Ambitious rail project
Glasgow unveils £10 billion cross-city metro plan
A link from the airport to the city centre is proposed
A new Underground link between Glasgow Central and Queen Street stations is part of an ambitious £10 billion plan to transform public transport in the city unveiled today.
Central station would be extended across the Clyde to allow for HS2 trains to serve the city and London, while a new metro network would include a line between the city centre and Glasgow airport.
The proposals have emerged from the Glasgow Connectivity Commission which was launched by the city council to improve transport.
The Commission insists the proposals are in line with similar schemes in European cities and with current spending in Scotland on projects such as the Queensferry Crossing and duelling of the A9 and A96 roads. It argues its vision would help generate £4.6 billion a year for the economy and that funding should come equally from Barnett consequentials resulting from HS2, the Scottish government and development land ‘uplift’.
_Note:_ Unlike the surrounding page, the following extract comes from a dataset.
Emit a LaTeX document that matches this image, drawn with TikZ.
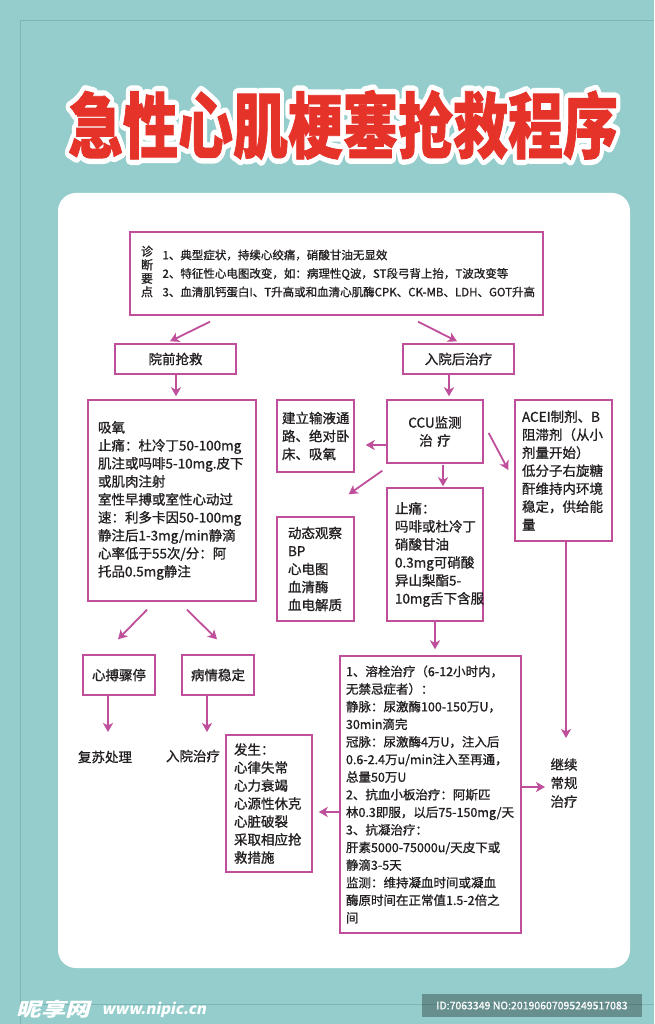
\documentclass[tikz,border=0pt]{standalone}
\usepackage{fontspec}
\setmainfont{Noto Sans CJK SC}[UprightFeatures={FakeBold=1}]
\newfontfamily\wmfont{Noto Sans CJK SC}[FakeSlant=0.2]
\newfontfamily\titleRed{Noto Sans CJK SC}[BoldFeatures={FakeBold=1.2}]
\newfontfamily\titleWhite{Noto Sans CJK SC}
\usetikzlibrary{arrows.meta,calc}
\definecolor{bg}{HTML}{94CDCC}
\definecolor{guide}{HTML}{7DB4B4}
\definecolor{mag}{HTML}{BF4F9A}
\definecolor{txt}{HTML}{231F20}
\definecolor{titlered}{HTML}{E5332A}
\newcommand\titlechars{急性心肌梗塞抢救程序}
\newcommand\titletext{\titleRed\fontsize{55}{55}\selectfont\bfseries\scalebox{1}[1.3]{\titlechars}}
\newcommand\titleoutline{\titleWhite\fontsize{55}{55}\selectfont\bfseries\scalebox{1}[1.3]{\special{pdf:literal direct 1 Tr 9 w 1 j 1 J}\titlechars\special{pdf:literal direct 0 Tr}}}
\begin{document}
\begin{tikzpicture}[x=1pt,y=-1pt,
  box/.style={draw=mag, line width=1.4pt, fill=white, text=txt, inner ysep=0pt},
  body/.style={font=\fontsize{13.5}{18}\selectfont, align=left},
  ctr/.style={font=\fontsize{13.5}{18}\selectfont, align=center},
  plain/.style={text=txt, font=\fontsize{13.5}{18.5}\selectfont, align=center},
  arr/.style={draw=mag, line width=1.8pt, -{Stealth[length=9pt,width=10pt,inset=2.5pt]}}]
\useasboundingbox (0,0) rectangle (654,1024);
\fill[bg] (0,0) rectangle (654,1024);
% guide lines
\draw[guide, line width=0.8pt] (20,20) -- (654,20);
\draw[guide, line width=0.8pt] (20,20) -- (20,1024);
\draw[guide, line width=0.8pt] (20,1004) -- (654,1004);
% white panel
\fill[white, rounded corners=18pt] (58,193) rectangle (630,968);
% title: stroked white outline, then red text
\node[text=white] (titleline) at (343,125) {\titleoutline};
\node[text=titlered] (title) at (343,125) {\titletext};

% diagnosis box
\node[box, minimum width=413pt, minimum height=83pt] (diag) at (336.5,273.5) {};
\node[text=txt, font=\fontsize{12}{13.5}\selectfont, align=center] (diaglab) at (147,271.5) {诊\\断\\要\\点};
\node[text=txt, anchor=west, font=\fontsize{11.5}{18.5}\selectfont, align=left] (diagtxt) at (159,273.5)
 {1、典型症状，持续心绞痛，硝酸甘油无显效\\
  2、特征性心电图改变，如：病理性Q波，ST段弓背上抬，T波改变等\\
  3、血清肌钙蛋白I、T升高或和血清心肌酶CPK、CK-MB、LDH、GOT升高};

\node[box, ctr, minimum width=121pt, minimum height=30pt] (pre) at (175.5,359) {院前抢救};
\node[box, ctr, minimum width=111pt, minimum height=30pt] (post) at (458.5,359) {入院后治疗};

\node[box, body, text width=148pt, inner xsep=10pt, minimum height=201pt] (oxy) at (172,500.5)
 {吸氧\\止痛：杜冷丁50-100mg\\肌注或吗啡5-10mg.皮下\\或肌肉注射\\室性早搏或室性心动过\\速：利多卡因50-100mg\\静注后1-3mg/min静滴\\心率低于55次/分：阿\\托品0.5mg静注};

\node[box, body, text width=67pt, inner xsep=5pt, minimum height=72pt] (infuse) at (315.5,436)
 {建立输液通\\路、绝对卧\\床、吸氧};
\node[box, ctr, text width=86pt, inner xsep=5pt, minimum height=63pt] (ccu) at (435,431.5)
 {CCU监测\\治\ 疗};
\node[box, body, text width=83pt, inner xsep=7pt, minimum height=141pt] (acei) at (563.5,470.5)
 {ACEI制剂、B\\阻滞剂（从小\\剂量开始）\\低分子右旋糖\\酐维持内环境\\稳定，供给能\\量};
\node[box, body, text width=55pt, inner xsep=11pt, minimum height=104pt] (observe) at (315.5,569)
 {动态观察\\BP\\心电图\\血清酶\\血电解质};
\node[box, body, text width=80pt, inner xsep=8pt, minimum height=133pt] (pain) at (435,554.5)
 {止痛：\\吗啡或杜冷丁\\硝酸甘油\\0.3mg可硝酸\\异山梨酯5-\\10mg舌下含服};

\node[box, ctr, minimum width=72pt, minimum height=40pt] (arrest) at (119,675) {心搏骤停};
\node[box, ctr, minimum width=72pt, minimum height=40pt] (stable) at (218,675) {病情稳定};

\node[box, align=left, font=\fontsize{12.5}{17.6}\selectfont, text width=169pt, inner xsep=6pt, minimum height=277pt] (big) at (430.5,794.5)
 {1、溶栓治疗（6-12小时内，\\无禁忌症者）：\\静脉：尿激酶100-150万U，\\30min滴完\\冠脉：尿激酶4万U，注入后\\0.6-2.4万u/min注入至再通，\\总量50万U\\2、抗血小板治疗：阿斯匹\\林0.3即服，以后75-150mg/天\\3、抗凝治疗：\\肝素5000-75000u/天皮下或\\静滴3-5天\\监测：维持凝血时间或凝血\\酶原时间在正常值1.5-2倍之\\间};

\node[box, body, text width=70pt, inner xsep=8pt, minimum height=137pt] (occur) at (269,803.5)
 {发生：\\心律失常\\心力衰竭\\心源性休克\\心脏破裂\\采取相应抢\\救措施};

\node[plain] (resus) at (105,757) {复苏处理};
\node[plain] (admit) at (193,756) {入院治疗};
\node[plain] (cont) at (564,783) {继续\\常规\\治疗};

% connectors
\draw[arr] ($(diag.south)+(-126.5,6)$) -- ($(pre.north)+(-5.5,-2)$);
\draw[arr] ($(diag.south)+(81.5,6)$) -- ($(post.north)+(-1.5,-2)$);
\draw[arr] ($(pre.south)+(0.5,0)$) -- ($(oxy.north)+(4,-3)$);
\draw[arr] ($(post.south)+(-9.5,0)$) -- ($(ccu.north)+(14,-3)$);
\draw[arr] ($(ccu.west)+(0,13.5)$) -- ($(infuse.east)+(11,9)$);
\draw[arr] ($(ccu.south west)+(-4,7)$) -- ($(observe.north east)+(-6,-22)$);
\draw[arr] ($(ccu.south)+(8,1)$) -- ($(pain.north)+(8,-1)$);
\draw[arr] ($(ccu.east)+(5,1.5)$) -- ($(acei.west)+(-6,-0.5)$);
\draw[arr] (pain.south) -- ($(big.north)+(4.5,-6)$);
\draw[arr] ($(acei.south)+(2.5,0)$) -- ($(cont.center)+(2,-45)$);
\draw[arr] ($(big.east)+(0,-7.5)$) -- ($(cont.center)+(-19,4)$);
\draw[arr] ($(big.west)+(0,17.5)$) -- ($(occur.east)+(6,8.5)$);
\draw[arr] ($(oxy.south)+(-25,8)$) -- ($(arrest.north)+(-1,-15)$);
\draw[arr] ($(oxy.south)+(15,8)$) -- ($(stable.north)+(-1,-15)$);
\draw[arr] ($(arrest.south)+(-11,0)$) -- ($(resus.center)+(3,-25)$);
\draw[arr] ($(stable.south)+(-11,0)$) -- ($(admit.center)+(14,-24)$);

% watermark
\node[anchor=west, text=white, font=\wmfont\bfseries\fontsize{19}{19}\selectfont] (wm1) at (13,1009) {\scalebox{1.3}[1]{昵享网}};
\node[anchor=west, text=white, font=\wmfont\bfseries\fontsize{15}{15}\selectfont] (wm2) at (98,1010) {www.nipic.cn};
\fill[black, fill opacity=0.3] (422,994) rectangle (642,1017);
\node[text=white, font=\fontsize{10.5}{10.5}\selectfont] (wmid) at (532,1005.5) {ID:7063349 NO:20190607095249517083};
\end{tikzpicture}
\end{document}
The commission, chaired by transport expert Professor David Begg, said the metro should serve areas of the city without railway connections and which had suffered economically.
It said the network should start by linking Glasgow airport with Paisley Gilmour Street station before continuing east to Glasgow city centre via Renfrew, Braehead and the Queen Elizabeth University Hospital. The trains would carry more passengers than existing rail carriages and accelerate faster to provide a rapid transit service.
Other metro routes could use former rail lines, such as under the Botanic Gardens in the west end, and run on streets such as Edinburgh Road in the east end.
A cross-city tunnel would run from the Paisley line in Pollokshields on the south side to Cowlairs, beyond Queen Street, on the main line north.
Prof Begg said the report’s recommendations were “bold, ambitious and transformative, but we are also confident they are achievable and the right response to secure Glasgow’s long-term economic prosperity.”
City council leader Susan Aitken said: “These proposals are worthy of detailed consideration. This is the kind of thinking which Glasgow has needed.”
Transport secretary Michael Matheson said the plans would be considered as part of a Scotland-wide strategic transport projects review.
Glasgow Airport managing director Mark Johnston said: “It is widely accepted the airport needs to be connected to the rail network and the commission has reinforced this position.
This first phase of the plan could be completed by 2025.